As I made my way through a lot of people, who were hurrying with, I thought, intentions of escaping the rain lest they should get wet, I noticed the evening traffic whizz past me on the road. Then, I could sense in the air the unmistakable aroma of fried groundnuts. This seemed to rejuvenate my spirits for I truly loved groundnuts. I kept wondering if I was just imagining things until I came across the stall from which that gentle fragrance emanated. And I was right. The vendor was selling groundnuts, indeed.

I asked him for a packet of nuts, with a pinch of salt in it, and paid him two rupees. I watched as the vendor deftly made a cone out of one of the newspaper bits he had and filled it with groundnuts. Boy, Did I feel refreshed!

I continued strolling back towards home, packet in hand, eating groundnuts one by one. There was a light drizzle and the air was filled with the faint fragrance of moist mud. Two rupees well spent, I was a happy man.

Sunday, May 28, 2006

The magic dragon

The weather was amazing outside. The wind jerked the chime above my balcony door to life, sang its arrival, and pestered us to go upstairs. My mum and I finally decided to go up. I walked a few times around my terrace; the usual exercise after dinner. The wind was blowing past me, through me, for I didn't even notice it when I walked. Later when I thought about it, I figured it was because I had a purpose.

Then it struck me. The wind did too. I lay down, eyes to the sky, ears to the wind. A huge carpet hung over my head. It was thick at parts, thinning at some, and almost torn at the rest. As I looked at it, it kept changing. It was trying to fill its holes. But everytime one got filled, another grew somewhere. Some conservation must have been happening.

It wasn't even where the holes were that was interesting. It was how the holes kept moving.The contours of the boundary of the holes sucked my imagination in. I mustn't say imagination. Because all the curves always seemed to form a dragon in my head. Dragons flying, spitting out fire, lashing out their tongues and paws. Dragons always.

I couldn't quite understand why I always percieved the shapes to be dragons. Maybe because I've seen none? But that can't be the reason. I haven't seen a host of things that I've heard about. Maybe it was just that it was so easy to make anything look like a dragon. Any protrusion could be fire, any curves its body. Every dragon bent itself around the clouds that i was seeing.

But I had to put my theory to test. Can I deliberately try to see other things? I tried. I thought of a palm leaf. And looked. And looked. Till I found some long thin clouds. Christmas tree, I thought. A good enough substitute for a palm leaf!

I then thought of a chakra. Couldn't find one. I think it's because I had consciously recognised the fact that all I could see were dragons. Because from then on, all I could see were only dragons.

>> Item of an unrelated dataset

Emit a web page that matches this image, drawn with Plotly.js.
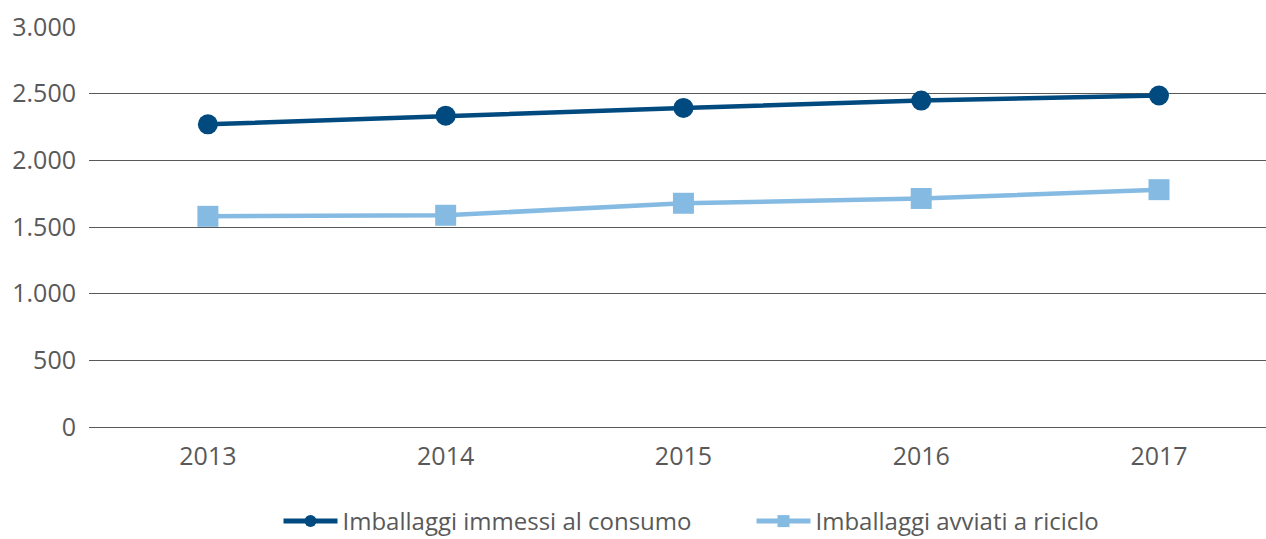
<!DOCTYPE html>
<html>
<head>
<meta charset="utf-8">
<script src="https://cdn.plot.ly/plotly-3.0.1.min.js"></script>
<style>
html,body{margin:0;padding:0;background:#fff;overflow:hidden;}
#chart{width:1266px;height:539px;}
</style>
</head>
<body>
<div id="chart"></div>
<script>
var years = ["2013", "2014", "2015", "2016", "2017"];
var immessi = [2270, 2335, 2393, 2448, 2486];
var riciclo = [1580, 1588, 1678, 1714, 1780];
var seriesNames = ["Imballaggi immessi al consumo", "Imballaggi avviati a riciclo"];
var yTicks = [0, 500, 1000, 1500, 2000, 2500, 3000];
var yTickText = ["0", "500", "1.000", "1.500", "2.000", "2.500", "3.000"];

var tickFont = {family: "Open Sans, Noto Sans, sans-serif", size: 25, color: "#595959"};
var legendFont = {family: "Open Sans, Noto Sans, sans-serif", size: 24, color: "#595959"};

var traces = [
  {
    x: years, y: immessi, name: seriesNames[0], type: "scatter", mode: "lines+markers",
    line: {color: "#004a80", width: 4.5},
    marker: {symbol: "circle", size: 20, color: "#004a80"},
    cliponaxis: false
  },
  {
    x: years, y: riciclo, name: seriesNames[1], type: "scatter", mode: "lines+markers",
    line: {color: "#85bbe2", width: 4.5},
    marker: {symbol: "square", size: 21, color: "#85bbe2"},
    cliponaxis: false
  }
];

var layout = {
  width: 1266, height: 539,
  margin: {l: 89, r: 0, t: 27, b: 112, pad: 0, autoexpand: false},
  paper_bgcolor: "#fff", plot_bgcolor: "#fff",
  font: tickFont,
  showlegend: true,
  xaxis: {
    type: "category",
    range: [-0.5, 4.45],
    showgrid: false, zeroline: false, showline: false,
    ticks: "", ticklabelstandoff: 12,
    tickfont: tickFont, fixedrange: true, automargin: false
  },
  yaxis: {
    range: [0, 3000],
    tickvals: yTicks, ticktext: yTickText,
    showgrid: true, gridcolor: "#595959", gridwidth: 1,
    zeroline: true, zerolinecolor: "#595959", zerolinewidth: 1,
    showline: false, ticks: "", ticklabelstandoff: 12,
    tickfont: tickFont, fixedrange: true, automargin: false
  },
  legend: {
    orientation: "h", x: 0.161, xanchor: "left", y: -0.18, yanchor: "top",
    font: legendFont, itemwidth: 54, itemsizing: "constant",
    entrywidth: 404, entrywidthmode: "pixels",
    traceorder: "normal", bgcolor: "rgba(0,0,0,0)"
  }
};

Plotly.newPlot("chart", traces, layout, {displayModeBar: false, staticPlot: true});
</script>
</body>
</html>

I wondered what would happen if I got a message. It would've broken the moment. But the thought that I might get one had already broken it. I defocussed.

I defocussed so much that the clouds just formed one big mass. The big picture. I could sense that they were moving past my head, direction being from my bottom to my top. That I deduced from the fact that when I looked at the mass with reference to the stars, that's how it seemed.

A slight shift of focus. On the star. And the star was moving. It unnerved me. Completely. To think that i could focus on one, and it moves with respect to its background. Perception based reality. Scary. I see one so that is true. I see the other so that must be true. If I see both? Then i must believe that there's something wrong with the way i'm seeing. Because there can be but one thing that's true. Atleast that's the assumption.

I noticed something. Everytime I was following one train of thought, there were parallel threads created, strung and left to hang. I had just noticed that while I was doing my dragon testing, I had also concluded that the first few men would have lived in a much more fascinating and fearsome world. Not that the clouds were any different. But what would they have thought about it. Little droplets of water waiting to rain? The idea of gods controlling nature's forces must have struck them. It seemed quite natural to me. And the thread was hanging there when it went through the needle. Not that I had actually done parallel processing. It was an already created thread, it was just hanging around wondering if the needle wanted to use it.

I vowed to myself that I would do this often. While I told myself that I wouldn't. That I wouldn't find time. All these contradictory voices in one's head. Dangerous business, dealing with them. But if one does not consider all of them, can one ever hope to land up at an objective viewpoint? But how does one analyse these voices? Through another voice?

The ancient men were still hanging around in my head. Maybe science has spoilt the world fo us. Maybe science is trying to explain everything and rationalize the magic. Maybe the beauty of the world must be felt. Not explained. Not thought about. But scientists will quite disagree with that. They'll say that by trying to explain events, you enhance its beauty. Because you understand it. Sometimes I feel one way. Sometimes I feel the other. Or maybe I don't feel this way or that. Just think about it. To decide which one to feel.

I was on the terrace for half an hour tonight. I didn't see much, if you came down to it. Nice wind on the terrace. Bit cloudy. A few birds were flying. In formation. Few planes were around. That's about it. If you came down to it.